10.8 If the value of the securities existing in favor of MedSkin exceeds the claims of MedSkin by a total of more than 20%, MedSkin is obliged to release the excess securities at the request of the Customer at the discretion of MedSkin.
11 Other provisions
11.1 Should one or more provisions of these General Terms and Conditions of Sale or of the parties' contract be or become invalid, this shall not affect the validity of the remaining provisions. The parties shall negotiate in good faith to replace the invalid provisions with valid provisions that come as close as possible to the economic purpose pursued by the invalid provisions.
11.2 Each contracting party may only advertise the business relationship, in particular with the company, company components and/or company logo of the other contracting party, with the prior written consent of the other contracting party.
11.3 Legally relevant declarations and notifications by the customer in relation to the contract (e.g. setting of deadlines, notification of defects, withdrawal or reduction) must be made in writing. Statutory formal requirements and further evidence, in particular in the event of doubts about the legitimacy of the declaring party, shall remain unaffected.

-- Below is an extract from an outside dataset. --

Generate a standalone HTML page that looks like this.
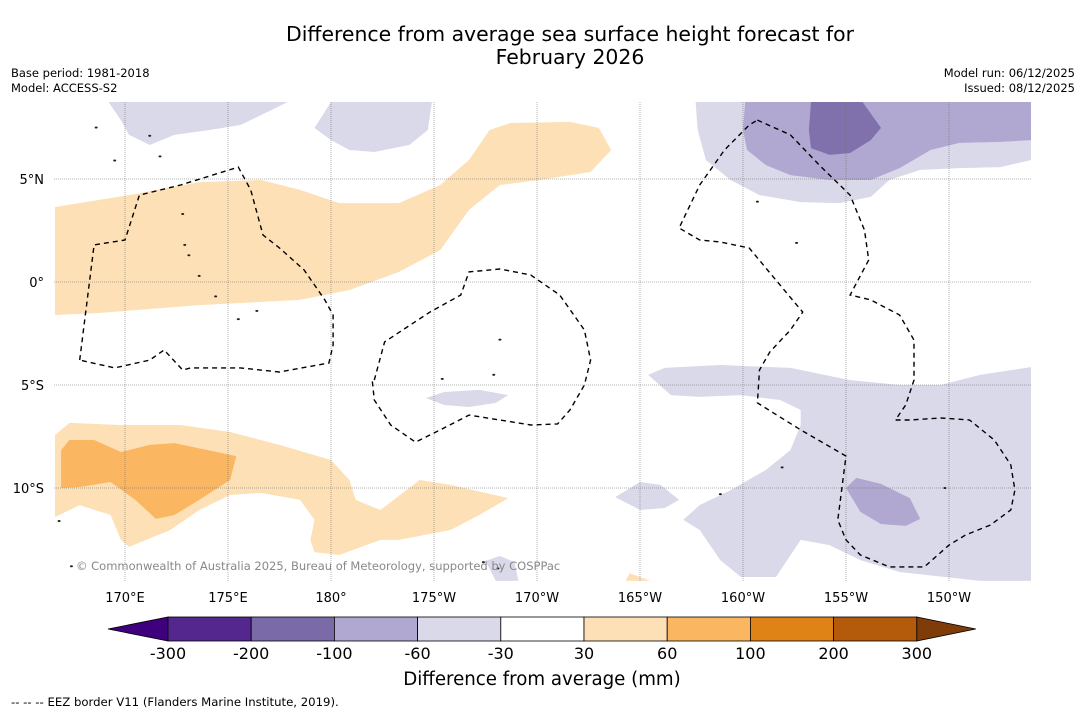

11.4 These General Terms and Conditions of Sale and all legal relationships between MedSkin and the Customer shall be governed by the laws of the Federal Republic of Germany under the exclusion of all international and supranational (contractual) legal systems, in particular the United Nations Convention on Contracts for the International Sale of Goods of April 11, 1980 (UN Sales Convention, CISG).
11.5 The exclusive place of jurisdiction for all disputes arising from the contractual relationship is Hamburg. However, MedSkin is also entitled to sue the Customer at its general place of jurisdiction. The place of performance is Billerbeck.